Die Stationsarbeiten in der Laptewsee können ohne Einschränkungen weiter durchgeführt werden. An unsgesamt 37 Stationen nördlich und östlich des Lena-Deltas haben wir bereits unser Arbeitsprogramm erfolgreich durchführen können. Besonders beeindruckend war dabei ein N/S-Profil vom Festeis über die eisfreie, über 30 km breite Wasserfläche der Polynja in das Packeis. Die Polynja ist ein einzigartiger Lebensraum mit hohen Nährstoffgehalten in der sonst so kargen Arktis. Sie ist ein Paradies für viele Zugvögel, darunter auch Gänse, die in Norddeutschland überwintern, und für Hunderte von Walrössern und Seehunden.
Insgesamt sind die hier erstmals durchgeführten Untersuchungen eine wissenschaftliche Überraschung, denn es ist mal wieder alles anders, als wir erwartet haben. So zeichnet sich die Wassersäule im Bereich der Polynja durch extrem hohe Salinitätswerte aus. Bedauerlich ist, daß wir zur Zeit keine Möglichkeit haben, weitere Unteruschungen in diesem für das Umweltsystem der Laptewsee so wichtigen Gebiet durchzuführen.

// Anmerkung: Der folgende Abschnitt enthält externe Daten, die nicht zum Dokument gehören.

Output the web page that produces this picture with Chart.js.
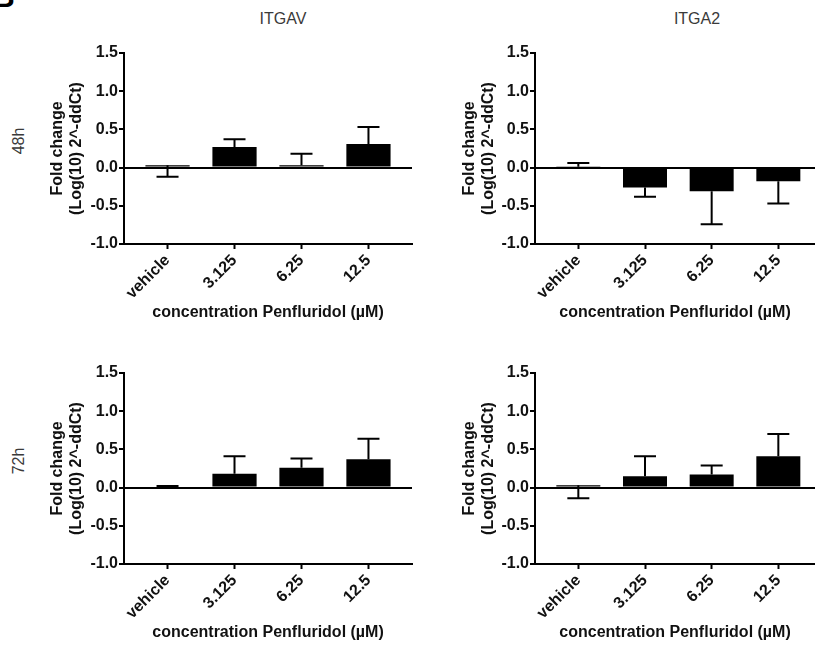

Die letzte Woche unserer Expedition ist bereits fest verplant: Neben den täglichen Stationsarbeiten, die in dieser Woche sehr umfangreich sein werden, wird am Dienstag der Umweltminister von Jakutien zu einem Informationsbesuch eintreffen. Begleitet wird die Delegation von jakutischen Journalisten, die über unsere Arbeiten im Fernsehen berichten wollen.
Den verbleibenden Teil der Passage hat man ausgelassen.